I am sorry to say that this is not the case. Two girls, aged 16 and 18 were suspended from taking pictures of their lunch and posting them on social media. That will most certainly solve the problem. Just be quite, don’t question anything and everything will be okay. If you raise your voice because you feel you are being unfairly treated there will be consequences – for you!
Isn’t this terrible?! How can this happen in 2017?
Not all state schools in Portugal have this problem with rebellious and ungrateful students taking pictures of their lunch. Overall, it happens to state schools that hire private companies to do their lunch. You know, profit is so much more important on the long run, than having well fed and healthy school children who can concentrate in class, have good grades and become something in life – whatever that something is to them.

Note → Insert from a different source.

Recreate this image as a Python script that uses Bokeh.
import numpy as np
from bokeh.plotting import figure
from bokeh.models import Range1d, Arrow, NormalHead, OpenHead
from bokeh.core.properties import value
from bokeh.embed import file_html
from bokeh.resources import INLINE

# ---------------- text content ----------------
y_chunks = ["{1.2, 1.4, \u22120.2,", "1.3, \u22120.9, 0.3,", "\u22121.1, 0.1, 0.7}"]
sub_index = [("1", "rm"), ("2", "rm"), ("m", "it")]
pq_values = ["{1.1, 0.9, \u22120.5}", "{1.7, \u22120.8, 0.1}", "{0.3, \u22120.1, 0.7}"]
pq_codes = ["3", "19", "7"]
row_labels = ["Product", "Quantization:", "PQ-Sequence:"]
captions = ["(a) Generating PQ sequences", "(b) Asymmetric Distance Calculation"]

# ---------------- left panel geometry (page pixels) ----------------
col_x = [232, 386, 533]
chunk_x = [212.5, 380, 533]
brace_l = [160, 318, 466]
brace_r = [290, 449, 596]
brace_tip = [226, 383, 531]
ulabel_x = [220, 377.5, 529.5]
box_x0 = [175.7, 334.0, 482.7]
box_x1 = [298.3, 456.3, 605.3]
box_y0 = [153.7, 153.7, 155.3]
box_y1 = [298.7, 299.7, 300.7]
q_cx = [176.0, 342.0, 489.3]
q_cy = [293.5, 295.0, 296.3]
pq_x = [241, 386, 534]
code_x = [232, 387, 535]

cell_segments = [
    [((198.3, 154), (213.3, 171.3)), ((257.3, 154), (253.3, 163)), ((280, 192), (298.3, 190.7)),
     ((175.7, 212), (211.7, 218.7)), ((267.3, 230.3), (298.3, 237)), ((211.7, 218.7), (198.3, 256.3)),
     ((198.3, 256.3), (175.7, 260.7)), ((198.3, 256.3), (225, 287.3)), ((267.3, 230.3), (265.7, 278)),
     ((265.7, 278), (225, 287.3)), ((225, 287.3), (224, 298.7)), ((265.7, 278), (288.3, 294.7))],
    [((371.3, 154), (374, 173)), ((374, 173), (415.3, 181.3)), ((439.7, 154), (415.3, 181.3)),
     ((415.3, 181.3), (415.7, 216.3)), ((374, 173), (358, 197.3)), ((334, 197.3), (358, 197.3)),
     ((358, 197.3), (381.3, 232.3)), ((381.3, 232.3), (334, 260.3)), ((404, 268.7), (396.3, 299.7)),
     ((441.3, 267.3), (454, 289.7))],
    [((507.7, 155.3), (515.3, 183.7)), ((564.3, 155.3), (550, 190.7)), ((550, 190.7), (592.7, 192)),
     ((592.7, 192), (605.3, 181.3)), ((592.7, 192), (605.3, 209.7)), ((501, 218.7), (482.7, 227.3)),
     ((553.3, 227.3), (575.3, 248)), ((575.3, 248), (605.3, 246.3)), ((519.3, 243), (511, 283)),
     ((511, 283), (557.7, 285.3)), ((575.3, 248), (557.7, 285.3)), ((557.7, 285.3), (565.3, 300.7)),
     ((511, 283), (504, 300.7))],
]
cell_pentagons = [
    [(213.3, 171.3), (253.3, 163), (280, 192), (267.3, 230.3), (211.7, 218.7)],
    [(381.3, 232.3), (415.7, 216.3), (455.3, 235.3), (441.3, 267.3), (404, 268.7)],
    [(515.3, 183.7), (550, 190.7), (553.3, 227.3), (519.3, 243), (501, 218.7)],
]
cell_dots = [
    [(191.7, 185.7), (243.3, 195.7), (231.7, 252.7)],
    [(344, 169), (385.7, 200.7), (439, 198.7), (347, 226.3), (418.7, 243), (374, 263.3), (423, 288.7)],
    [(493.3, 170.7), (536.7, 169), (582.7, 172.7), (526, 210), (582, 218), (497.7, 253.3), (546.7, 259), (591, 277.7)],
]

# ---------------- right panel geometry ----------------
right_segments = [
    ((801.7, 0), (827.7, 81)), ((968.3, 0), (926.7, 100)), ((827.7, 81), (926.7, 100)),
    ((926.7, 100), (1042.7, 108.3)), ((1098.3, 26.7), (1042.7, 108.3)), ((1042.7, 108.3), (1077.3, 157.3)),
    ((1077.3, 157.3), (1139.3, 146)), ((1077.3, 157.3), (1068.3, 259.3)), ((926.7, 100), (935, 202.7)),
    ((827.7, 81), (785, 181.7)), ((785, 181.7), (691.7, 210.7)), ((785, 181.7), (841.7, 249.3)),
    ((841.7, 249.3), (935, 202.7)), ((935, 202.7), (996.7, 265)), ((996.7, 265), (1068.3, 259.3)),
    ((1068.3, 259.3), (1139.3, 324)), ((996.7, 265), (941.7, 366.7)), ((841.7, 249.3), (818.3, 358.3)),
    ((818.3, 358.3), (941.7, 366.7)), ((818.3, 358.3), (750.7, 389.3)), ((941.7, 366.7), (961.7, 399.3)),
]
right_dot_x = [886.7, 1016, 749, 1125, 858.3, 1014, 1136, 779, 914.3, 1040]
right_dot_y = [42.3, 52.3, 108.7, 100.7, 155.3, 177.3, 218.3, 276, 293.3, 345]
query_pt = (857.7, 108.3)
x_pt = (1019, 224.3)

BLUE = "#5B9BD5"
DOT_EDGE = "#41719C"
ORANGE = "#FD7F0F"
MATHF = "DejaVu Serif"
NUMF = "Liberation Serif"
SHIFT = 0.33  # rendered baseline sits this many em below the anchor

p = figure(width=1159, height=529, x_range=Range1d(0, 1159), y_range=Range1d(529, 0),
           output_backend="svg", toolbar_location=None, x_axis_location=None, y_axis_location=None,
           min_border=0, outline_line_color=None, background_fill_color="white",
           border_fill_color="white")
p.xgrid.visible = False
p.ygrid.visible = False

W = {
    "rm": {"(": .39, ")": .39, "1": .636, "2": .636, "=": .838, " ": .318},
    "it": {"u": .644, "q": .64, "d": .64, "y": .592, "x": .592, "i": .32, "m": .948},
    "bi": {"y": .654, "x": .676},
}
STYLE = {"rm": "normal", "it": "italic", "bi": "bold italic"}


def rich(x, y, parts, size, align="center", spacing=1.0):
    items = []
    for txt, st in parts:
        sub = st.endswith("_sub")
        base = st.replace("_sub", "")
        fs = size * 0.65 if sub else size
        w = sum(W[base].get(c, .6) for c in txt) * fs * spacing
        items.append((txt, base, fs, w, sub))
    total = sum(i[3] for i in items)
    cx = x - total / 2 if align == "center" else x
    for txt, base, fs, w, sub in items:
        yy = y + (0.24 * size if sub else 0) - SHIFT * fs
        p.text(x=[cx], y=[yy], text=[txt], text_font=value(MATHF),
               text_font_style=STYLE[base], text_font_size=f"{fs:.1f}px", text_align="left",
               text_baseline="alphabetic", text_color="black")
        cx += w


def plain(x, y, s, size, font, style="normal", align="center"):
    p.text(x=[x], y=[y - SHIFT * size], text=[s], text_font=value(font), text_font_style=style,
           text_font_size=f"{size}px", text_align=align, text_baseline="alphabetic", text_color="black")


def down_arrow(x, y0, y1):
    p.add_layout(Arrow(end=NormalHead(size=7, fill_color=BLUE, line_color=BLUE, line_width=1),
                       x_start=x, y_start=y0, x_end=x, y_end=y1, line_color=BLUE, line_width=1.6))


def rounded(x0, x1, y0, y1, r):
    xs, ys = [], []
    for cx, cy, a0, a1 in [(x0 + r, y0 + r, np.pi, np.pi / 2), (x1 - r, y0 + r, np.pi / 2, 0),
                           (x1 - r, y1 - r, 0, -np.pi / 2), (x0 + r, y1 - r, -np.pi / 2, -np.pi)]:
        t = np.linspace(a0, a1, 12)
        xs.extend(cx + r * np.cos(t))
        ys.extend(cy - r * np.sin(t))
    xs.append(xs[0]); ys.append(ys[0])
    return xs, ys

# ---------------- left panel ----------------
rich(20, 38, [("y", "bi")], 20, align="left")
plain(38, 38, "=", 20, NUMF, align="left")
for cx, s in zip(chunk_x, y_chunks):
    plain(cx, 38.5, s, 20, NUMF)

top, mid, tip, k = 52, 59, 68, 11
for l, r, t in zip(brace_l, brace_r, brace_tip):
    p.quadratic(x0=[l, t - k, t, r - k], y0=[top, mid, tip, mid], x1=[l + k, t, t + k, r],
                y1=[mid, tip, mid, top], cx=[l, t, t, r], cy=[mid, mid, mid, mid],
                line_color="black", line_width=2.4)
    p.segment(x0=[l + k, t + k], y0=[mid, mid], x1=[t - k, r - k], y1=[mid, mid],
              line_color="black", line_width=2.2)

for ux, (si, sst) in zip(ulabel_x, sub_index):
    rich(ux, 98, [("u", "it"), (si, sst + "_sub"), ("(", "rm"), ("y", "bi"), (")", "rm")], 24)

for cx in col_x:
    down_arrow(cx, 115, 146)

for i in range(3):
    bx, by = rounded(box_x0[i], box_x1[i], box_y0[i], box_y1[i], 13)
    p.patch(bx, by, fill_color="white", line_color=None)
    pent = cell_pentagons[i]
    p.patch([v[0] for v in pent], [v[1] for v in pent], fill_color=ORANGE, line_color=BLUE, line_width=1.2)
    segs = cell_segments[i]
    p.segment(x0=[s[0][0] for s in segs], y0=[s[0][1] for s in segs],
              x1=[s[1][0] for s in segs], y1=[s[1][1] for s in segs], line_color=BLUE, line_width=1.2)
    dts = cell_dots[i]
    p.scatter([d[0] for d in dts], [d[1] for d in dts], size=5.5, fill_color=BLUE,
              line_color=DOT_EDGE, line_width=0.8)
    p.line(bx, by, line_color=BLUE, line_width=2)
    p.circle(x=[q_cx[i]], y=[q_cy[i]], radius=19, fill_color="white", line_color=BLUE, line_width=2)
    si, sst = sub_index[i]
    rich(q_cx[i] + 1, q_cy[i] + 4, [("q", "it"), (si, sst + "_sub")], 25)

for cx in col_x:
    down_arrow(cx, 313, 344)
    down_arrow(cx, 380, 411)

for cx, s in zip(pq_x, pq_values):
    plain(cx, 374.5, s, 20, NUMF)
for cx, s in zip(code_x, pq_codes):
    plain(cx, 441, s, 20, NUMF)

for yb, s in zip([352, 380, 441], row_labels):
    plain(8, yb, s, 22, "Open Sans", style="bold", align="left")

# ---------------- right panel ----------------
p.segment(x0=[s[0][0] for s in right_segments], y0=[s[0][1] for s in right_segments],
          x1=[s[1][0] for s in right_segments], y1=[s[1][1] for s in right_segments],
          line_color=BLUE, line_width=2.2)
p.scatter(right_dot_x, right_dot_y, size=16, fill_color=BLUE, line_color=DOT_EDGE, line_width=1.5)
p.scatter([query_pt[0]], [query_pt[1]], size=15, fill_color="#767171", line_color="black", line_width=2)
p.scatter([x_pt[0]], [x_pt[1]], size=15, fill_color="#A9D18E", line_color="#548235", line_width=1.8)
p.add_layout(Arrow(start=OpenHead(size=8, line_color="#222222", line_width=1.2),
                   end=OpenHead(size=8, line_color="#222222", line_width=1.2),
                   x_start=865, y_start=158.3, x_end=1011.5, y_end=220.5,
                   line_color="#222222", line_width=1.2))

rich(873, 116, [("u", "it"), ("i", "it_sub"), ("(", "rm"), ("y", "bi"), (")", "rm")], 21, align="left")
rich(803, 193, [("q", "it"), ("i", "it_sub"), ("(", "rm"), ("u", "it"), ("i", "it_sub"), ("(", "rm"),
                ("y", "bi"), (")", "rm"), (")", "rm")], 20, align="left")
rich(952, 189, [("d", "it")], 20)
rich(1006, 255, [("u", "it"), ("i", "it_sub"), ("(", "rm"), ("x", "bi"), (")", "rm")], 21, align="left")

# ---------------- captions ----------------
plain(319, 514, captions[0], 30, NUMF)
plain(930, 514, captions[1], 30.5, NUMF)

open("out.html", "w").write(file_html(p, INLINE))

Unfortunately, Portugal was a dictatorship for almost half a century. There was state police and censorship. For several generations, people were taught to mind their own business and don’t think of doing anything that could shed a bad light on the Government. As the dictator Salazar famously told his people: “If you knew how hard it is to be in charge, you would all prefer to obey.”
Luckily, Portugal has been thriving since the revolution of 1974, but some of the mentality from the dark days still remains in the sub conscience. In school you are taught that was in written in the books is for you to remember, not question. Why would you question what is written in a book by people who are much older and wiser than you? You are given grades since the age of 6, by doing written exams, homework and paying attention in class. From that young age you are formatted to memorize what is written in the school books, jot it down during your exam and forget it until you have to study for your next exam. Grades are more important than playing and learning social skills with your peers. Well, at least that was how it was for me when I went to school.
It seems like something is changing. In the year of 2017, the way school children make themselves heard is through social media – and don’t we adults do the same? Don’t we shout out on social media when we find something is wrong? – not by writing formal letters to the headmaster stating that there ought to be proper healthy food in their school canteens.
The ministry of Education has stated it is analysing the complaints it has received from parents worried about the children’s school lunch. Let’s hope it is not one more of those classic “we-will-look-into-it-wait-until-people-have-forgotten-about-this-and-just-file-it-somewhere”. The ministry of Education might have better things to do, such as thinking what’s for lunch today?